The Shift and Bank of America settlements required that those employees be reclassified as eligible for overtime going forward, something Schwartz said he has won in numerous cases.
The judge in the Bank of America case specifically praised the high quality of Schwartz's work, as well as the amount of financial risk his firm assumed, in explaining why it was reasonable to award Schwartz and his co-counsel $12 million in fees, which is on the higher side of the typical scale.
Schwartz is tenacious, and he has multiple cases that have been going on for years without paying anything, so digging in for a long-term battle with Tesla won't be anything new.

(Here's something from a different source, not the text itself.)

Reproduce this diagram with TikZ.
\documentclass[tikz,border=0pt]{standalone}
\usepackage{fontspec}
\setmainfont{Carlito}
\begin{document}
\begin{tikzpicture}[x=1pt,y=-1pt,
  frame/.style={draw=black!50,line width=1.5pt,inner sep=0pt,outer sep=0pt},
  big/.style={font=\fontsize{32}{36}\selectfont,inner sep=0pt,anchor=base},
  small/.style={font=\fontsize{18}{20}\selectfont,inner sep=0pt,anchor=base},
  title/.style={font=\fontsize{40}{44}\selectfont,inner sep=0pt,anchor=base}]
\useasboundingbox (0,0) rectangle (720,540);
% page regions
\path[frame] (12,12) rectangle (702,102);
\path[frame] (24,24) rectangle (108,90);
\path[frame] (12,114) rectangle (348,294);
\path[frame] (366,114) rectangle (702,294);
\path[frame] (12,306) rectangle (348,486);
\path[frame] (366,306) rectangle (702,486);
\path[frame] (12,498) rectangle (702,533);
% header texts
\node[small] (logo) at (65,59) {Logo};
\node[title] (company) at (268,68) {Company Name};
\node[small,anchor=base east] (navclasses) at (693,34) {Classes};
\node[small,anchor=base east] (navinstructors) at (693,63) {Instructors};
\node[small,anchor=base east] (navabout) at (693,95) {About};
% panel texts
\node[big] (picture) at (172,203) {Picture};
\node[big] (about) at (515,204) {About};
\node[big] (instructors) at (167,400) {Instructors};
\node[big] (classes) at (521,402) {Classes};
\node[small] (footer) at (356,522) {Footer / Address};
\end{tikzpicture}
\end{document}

One of Schwartz's cases, which accuses the federal government of discriminating against people with disabilities in the Foreign Service, has been going on since 2006.
Another against the wealthy owner of a now-defunct restaurant in Southern California started in 2010. Schwartz said the case could have been settled for $300,000 early on but now could cost the defendant his entire $10 million fortune.

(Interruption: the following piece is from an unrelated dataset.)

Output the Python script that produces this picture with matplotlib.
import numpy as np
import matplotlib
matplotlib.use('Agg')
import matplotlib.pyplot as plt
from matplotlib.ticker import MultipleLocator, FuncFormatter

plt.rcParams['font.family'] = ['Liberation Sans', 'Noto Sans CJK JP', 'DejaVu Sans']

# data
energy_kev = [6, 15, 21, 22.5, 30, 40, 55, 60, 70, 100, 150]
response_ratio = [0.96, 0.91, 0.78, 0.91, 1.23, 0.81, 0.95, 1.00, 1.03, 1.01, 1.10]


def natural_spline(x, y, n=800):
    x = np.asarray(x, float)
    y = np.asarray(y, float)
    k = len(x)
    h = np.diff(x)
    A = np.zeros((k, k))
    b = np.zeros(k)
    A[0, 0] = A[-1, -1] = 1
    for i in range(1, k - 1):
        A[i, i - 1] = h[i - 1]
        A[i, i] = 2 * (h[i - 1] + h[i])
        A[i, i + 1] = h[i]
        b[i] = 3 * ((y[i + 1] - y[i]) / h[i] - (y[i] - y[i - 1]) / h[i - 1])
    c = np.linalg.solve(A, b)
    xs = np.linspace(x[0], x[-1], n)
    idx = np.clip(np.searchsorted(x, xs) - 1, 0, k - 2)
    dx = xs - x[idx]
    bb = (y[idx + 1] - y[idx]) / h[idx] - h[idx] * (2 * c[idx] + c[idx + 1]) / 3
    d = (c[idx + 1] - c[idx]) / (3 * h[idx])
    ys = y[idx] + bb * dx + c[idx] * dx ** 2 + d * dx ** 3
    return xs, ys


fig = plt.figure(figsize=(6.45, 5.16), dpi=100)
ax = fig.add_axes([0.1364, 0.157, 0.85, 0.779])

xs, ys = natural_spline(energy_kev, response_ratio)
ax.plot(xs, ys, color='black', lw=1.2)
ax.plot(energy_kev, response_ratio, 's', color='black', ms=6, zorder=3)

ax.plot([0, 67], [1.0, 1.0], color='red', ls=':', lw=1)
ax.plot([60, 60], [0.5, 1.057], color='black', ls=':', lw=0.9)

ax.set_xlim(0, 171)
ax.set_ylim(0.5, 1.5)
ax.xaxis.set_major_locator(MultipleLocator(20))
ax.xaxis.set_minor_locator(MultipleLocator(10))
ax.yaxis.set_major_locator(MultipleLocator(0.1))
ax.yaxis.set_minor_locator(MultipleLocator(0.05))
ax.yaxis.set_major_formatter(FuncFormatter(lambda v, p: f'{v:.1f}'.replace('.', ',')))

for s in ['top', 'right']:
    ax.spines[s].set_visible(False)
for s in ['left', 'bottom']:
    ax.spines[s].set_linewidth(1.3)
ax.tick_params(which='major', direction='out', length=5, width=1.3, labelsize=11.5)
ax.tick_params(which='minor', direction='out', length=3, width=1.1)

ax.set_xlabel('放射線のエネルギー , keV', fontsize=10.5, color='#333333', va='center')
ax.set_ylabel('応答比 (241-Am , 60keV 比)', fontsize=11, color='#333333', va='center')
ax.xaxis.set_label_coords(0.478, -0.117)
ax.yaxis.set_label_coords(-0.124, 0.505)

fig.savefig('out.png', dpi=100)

The defendant already lost a claim that he fired an employee in retaliation for complaining about wage theft, but he has not paid some $1 million for the plaintiff and Schwartz's fees, and Schwartz is seeking appointment of a receiver for the man's assets, which include a yacht.
In the same case, Schwartz also won a precedent-setting decision in November from the state's Fourth District Court of Appeal holding that if corporate officials violate California wage laws, owners, officers, and directors can be personally liable. In the past, business owners facing claims typically would just close and reopen under a new business name, he said.

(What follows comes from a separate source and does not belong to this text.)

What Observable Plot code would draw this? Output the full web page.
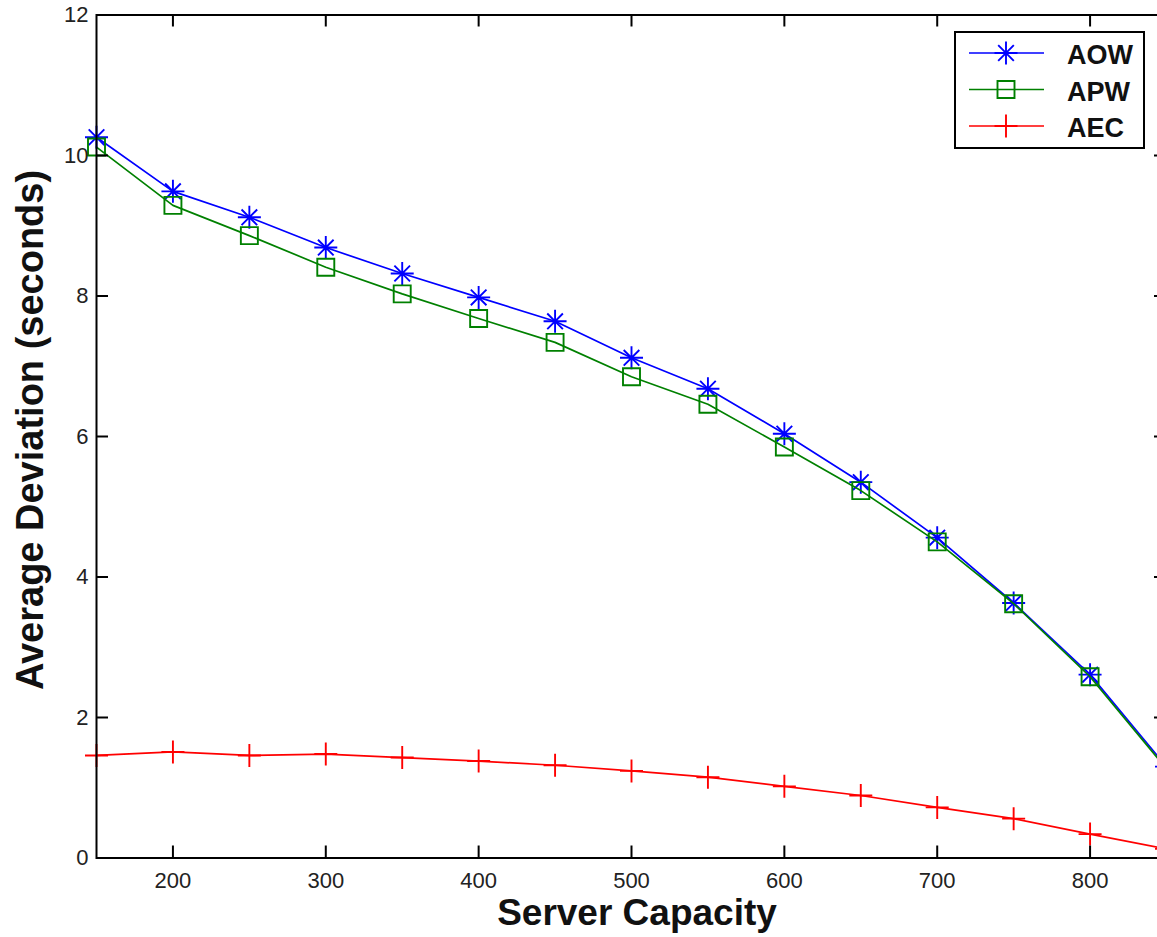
<!DOCTYPE html>
<html><head><meta charset="utf-8">
<script src="https://cdn.jsdelivr.net/npm/d3@7"></script>
<script src="https://cdn.jsdelivr.net/npm/@observablehq/plot@0.6"></script>
<style>
body{margin:0;background:#fff;}
#chart{position:relative;width:1157px;height:937px;overflow:hidden;}
#chart svg{overflow:hidden;}
</style>
</head><body><div id="chart"></div>
<script>
const capacity = [150,200,250,300,350,400,450,500,550,600,650,700,750,800,850];
const aow = [10.26,9.49,9.12,8.69,8.32,7.98,7.64,7.12,6.68,6.04,5.35,4.56,3.63,2.61,1.30];
const apw = [10.12,9.29,8.86,8.41,8.03,7.68,7.34,6.85,6.46,5.85,5.23,4.50,3.62,2.58,1.27];
const aec = [1.46,1.51,1.46,1.48,1.43,1.38,1.32,1.24,1.15,1.02,0.89,0.72,0.56,0.34,0.13];
const seriesNames = ["AOW","APW","AEC"];
const seriesColors = ["#0000ff","#008000","#ff0000"];
const xTicks = [200,300,400,500,600,700,800];
const yTicks = [0,2,4,6,8,10,12];
const xLabel = "Server Capacity";
const yLabel = "Average Deviation (seconds)";

// custom MATLAB-like marker shapes
const asterisk = {draw(c, size){const r=Math.sqrt(size/Math.PI), d=r*0.68;
  c.moveTo(-r,0);c.lineTo(r,0);c.moveTo(0,-r);c.lineTo(0,r);
  c.moveTo(-d,-d);c.lineTo(d,d);c.moveTo(-d,d);c.lineTo(d,-d);}};
const square = {draw(c, size){const r=Math.sqrt(size/Math.PI);
  c.moveTo(-r,-r);c.lineTo(r,-r);c.lineTo(r,r);c.lineTo(-r,r);c.closePath();}};
const plus = {draw(c, size){const r=Math.sqrt(size/Math.PI);
  c.moveTo(-r,0);c.lineTo(r,0);c.moveTo(0,-r);c.lineTo(0,r);}};
const seriesSymbols = [asterisk, square, plus];
const seriesR = [11.5, 8.5, 11.5];
const seriesValues = [aow, apw, aec];

const rows = seriesNames.map((s,i)=>capacity.map((x,j)=>({series:s, x, y:seriesValues[i][j]})));

const W = 1157, H = 937, mL = 96, mR = -9, mT = 14.5, mB = 79.5;
const plotW = W - mL - mR, plotH = H - mT - mB;
const font = "'Liberation Sans', Arial, Helvetica, sans-serif";

const marks = [];
rows.forEach((data,i)=>{
  marks.push(Plot.line(data, {x:"x", y:"y", stroke: seriesColors[i], strokeWidth: 1.7}));
  marks.push(Plot.dot(data, {x:"x", y:"y", symbol: seriesSymbols[i], r: seriesR[i], fill:"none", stroke: seriesColors[i], strokeWidth: 1.9}));
});

const chart = Plot.plot({
  width: W, height: H,
  marginLeft: mL, marginRight: mR, marginTop: mT, marginBottom: mB,
  style: {fontFamily: font, background: "#fff", overflow: "hidden"},
  x: {domain: [150, 850]},
  y: {domain: [0, 12]},
  marks: [
    ...marks,
    Plot.tickX(xTicks, {x: d=>d, insetTop: plotH-12, stroke:"#000", strokeWidth:2}),
    Plot.tickX(xTicks, {x: d=>d, insetBottom: plotH-12, stroke:"#000", strokeWidth:2}),
    Plot.tickY(yTicks, {y: d=>d, insetRight: plotW-12, stroke:"#000", strokeWidth:2}),
    Plot.tickY(yTicks, {y: d=>d, insetLeft: plotW-12, stroke:"#000", strokeWidth:2}),
    Plot.frame({stroke:"#000", strokeWidth:2}),
    Plot.axisX({ticks: xTicks, tickSize: 0, tickPadding: 14, label: null, fontSize: 22, fill:"#222"}),
    Plot.axisY({ticks: yTicks, tickSize: 0, tickPadding: 8, label: null, fontSize: 22, fill:"#222"})
  ]
});
document.getElementById("chart").appendChild(chart);

const svg = d3.select(chart);
// axis titles
svg.append("text").attr("x", 637).attr("y", 925).attr("text-anchor","middle")
  .attr("font-family", font).attr("font-weight","bold").attr("font-size", 37).attr("fill","#111")
  .text(xLabel);
svg.append("text").attr("transform","translate(43,430) rotate(-90)").attr("text-anchor","middle")
  .attr("font-family", font).attr("font-weight","bold").attr("font-size", 38).attr("fill","#111")
  .text(yLabel);

// legend
const lg = svg.append("g");
lg.append("rect").attr("x",955).attr("y",32).attr("width",189).attr("height",116)
  .attr("fill","#fff").attr("stroke","#000").attr("stroke-width",2);
seriesNames.forEach((s,i)=>{
  const yy = 53 + i*36.5;
  lg.append("line").attr("x1",969).attr("x2",1044).attr("y1",yy).attr("y2",yy)
    .attr("stroke",seriesColors[i]).attr("stroke-width",1.7);
  const p = d3.path(); seriesSymbols[i].draw(p, seriesR[i]*seriesR[i]*Math.PI);
  lg.append("path").attr("d", p.toString()).attr("transform",`translate(1006,${yy})`)
    .attr("fill","none").attr("stroke",seriesColors[i]).attr("stroke-width",1.9);
  lg.append("text").attr("x",1067).attr("y",yy+11).attr("text-anchor","start").attr("font-family",font)
    .attr("font-weight","bold").attr("font-size",27).attr("fill","#111").text(s);
});
</script>
</body></html>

Before Tesla, Schwartz had never filed a race-based harassment class-action lawsuit.
He hopes to begin deposing officials at the plant soon and promises eventually to grill Elon Musk personally on the stand.
Until Schwartz is able to gather court ordered evidence from the company, like how many African Americans even work at the plant, he will not know the potential scope of the case.
"It could be the biggest case I ever have," he said.